[Plotting code records]
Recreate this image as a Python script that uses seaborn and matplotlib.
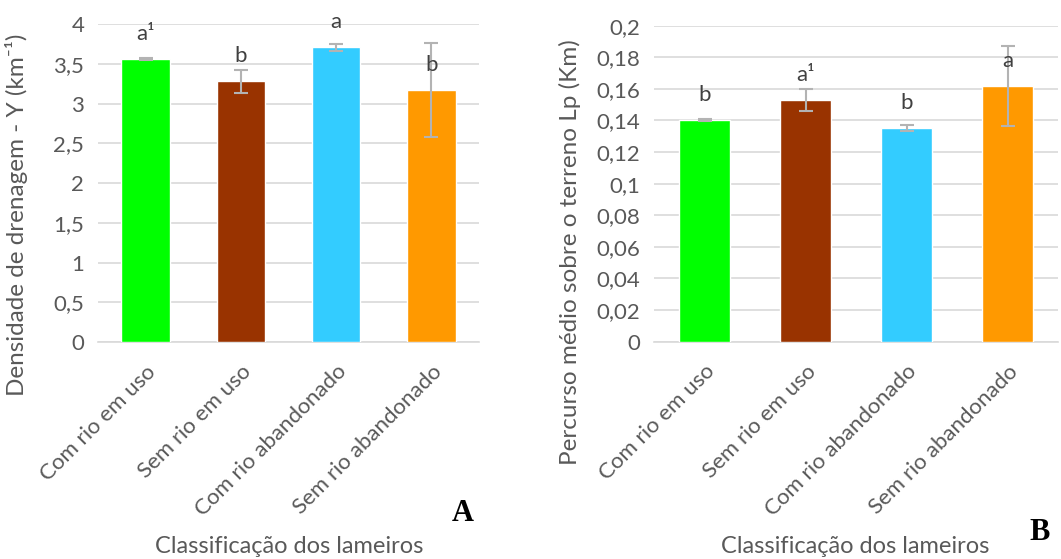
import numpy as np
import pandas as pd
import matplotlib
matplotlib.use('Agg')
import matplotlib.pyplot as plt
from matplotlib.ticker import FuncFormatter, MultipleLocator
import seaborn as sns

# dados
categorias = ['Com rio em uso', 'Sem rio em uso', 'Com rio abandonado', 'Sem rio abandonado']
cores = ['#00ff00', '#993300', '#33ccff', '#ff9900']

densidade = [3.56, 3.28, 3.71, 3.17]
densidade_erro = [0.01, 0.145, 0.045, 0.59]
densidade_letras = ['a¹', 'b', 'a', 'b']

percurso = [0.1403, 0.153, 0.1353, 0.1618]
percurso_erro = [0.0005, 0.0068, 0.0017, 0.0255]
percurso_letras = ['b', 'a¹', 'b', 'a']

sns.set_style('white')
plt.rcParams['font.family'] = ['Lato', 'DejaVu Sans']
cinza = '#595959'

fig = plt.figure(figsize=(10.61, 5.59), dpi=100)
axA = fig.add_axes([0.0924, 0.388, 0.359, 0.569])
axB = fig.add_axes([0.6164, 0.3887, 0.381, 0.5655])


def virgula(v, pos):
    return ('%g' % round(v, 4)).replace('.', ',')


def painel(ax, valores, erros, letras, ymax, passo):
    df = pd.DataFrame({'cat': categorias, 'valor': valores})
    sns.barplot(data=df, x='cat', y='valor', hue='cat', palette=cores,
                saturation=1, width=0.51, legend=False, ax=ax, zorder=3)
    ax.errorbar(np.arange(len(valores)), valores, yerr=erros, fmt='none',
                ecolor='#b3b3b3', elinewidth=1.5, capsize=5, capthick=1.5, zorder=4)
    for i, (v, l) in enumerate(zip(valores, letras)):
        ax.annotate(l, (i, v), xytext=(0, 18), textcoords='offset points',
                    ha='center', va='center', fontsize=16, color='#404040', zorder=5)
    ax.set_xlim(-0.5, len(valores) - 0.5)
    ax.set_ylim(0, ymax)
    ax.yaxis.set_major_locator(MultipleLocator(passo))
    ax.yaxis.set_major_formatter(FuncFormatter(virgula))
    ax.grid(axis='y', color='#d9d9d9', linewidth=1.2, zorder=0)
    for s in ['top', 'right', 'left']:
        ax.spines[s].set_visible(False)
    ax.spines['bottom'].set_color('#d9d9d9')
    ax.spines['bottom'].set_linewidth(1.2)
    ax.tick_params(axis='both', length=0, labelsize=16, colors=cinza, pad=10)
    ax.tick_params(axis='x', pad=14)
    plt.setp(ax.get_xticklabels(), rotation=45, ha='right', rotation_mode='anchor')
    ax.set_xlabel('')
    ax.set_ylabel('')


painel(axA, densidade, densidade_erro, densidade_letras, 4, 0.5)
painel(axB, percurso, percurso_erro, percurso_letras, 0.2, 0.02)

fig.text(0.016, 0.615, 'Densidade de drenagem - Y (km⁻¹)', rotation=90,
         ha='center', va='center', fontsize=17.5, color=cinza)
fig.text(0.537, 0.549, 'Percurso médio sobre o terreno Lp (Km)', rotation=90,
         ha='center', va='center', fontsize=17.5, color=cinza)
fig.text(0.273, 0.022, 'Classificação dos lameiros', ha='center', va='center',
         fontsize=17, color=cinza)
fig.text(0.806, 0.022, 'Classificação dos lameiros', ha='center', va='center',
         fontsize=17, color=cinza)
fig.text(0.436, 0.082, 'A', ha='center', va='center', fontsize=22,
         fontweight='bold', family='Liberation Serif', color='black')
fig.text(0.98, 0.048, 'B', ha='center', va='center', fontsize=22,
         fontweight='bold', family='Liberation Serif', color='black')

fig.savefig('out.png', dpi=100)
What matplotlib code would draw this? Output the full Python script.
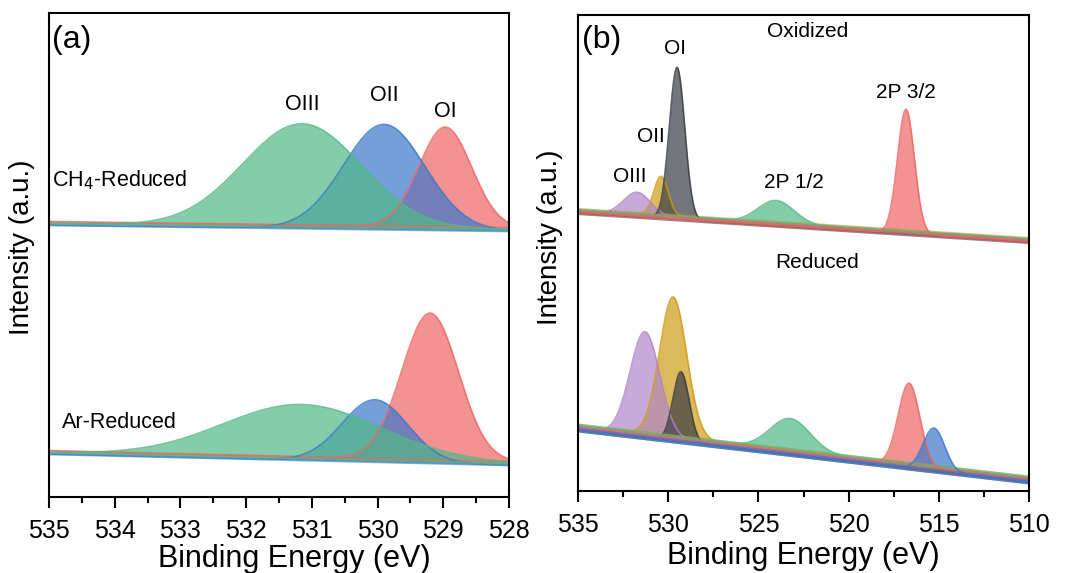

Directions - Look at the listing and set down only the lines from its start through the line with "return ('%g' %", word for word and without pictures.

Output of the exercise -
Recreate this image as a Python script that uses seaborn and matplotlib.
import numpy as np
import pandas as pd
import matplotlib
matplotlib.use('Agg')
import matplotlib.pyplot as plt
from matplotlib.ticker import FuncFormatter, MultipleLocator
import seaborn as sns

# dados
categorias = ['Com rio em uso', 'Sem rio em uso', 'Com rio abandonado', 'Sem rio abandonado']
cores = ['#00ff00', '#993300', '#33ccff', '#ff9900']

densidade = [3.56, 3.28, 3.71, 3.17]
densidade_erro = [0.01, 0.145, 0.045, 0.59]
densidade_letras = ['a¹', 'b', 'a', 'b']

percurso = [0.1403, 0.153, 0.1353, 0.1618]
percurso_erro = [0.0005, 0.0068, 0.0017, 0.0255]
percurso_letras = ['b', 'a¹', 'b', 'a']

sns.set_style('white')
plt.rcParams['font.family'] = ['Lato', 'DejaVu Sans']
cinza = '#595959'

fig = plt.figure(figsize=(10.61, 5.59), dpi=100)
axA = fig.add_axes([0.0924, 0.388, 0.359, 0.569])
axB = fig.add_axes([0.6164, 0.3887, 0.381, 0.5655])


def virgula(v, pos):
    return ('%g' % round(v, 4)).replace('.', ',')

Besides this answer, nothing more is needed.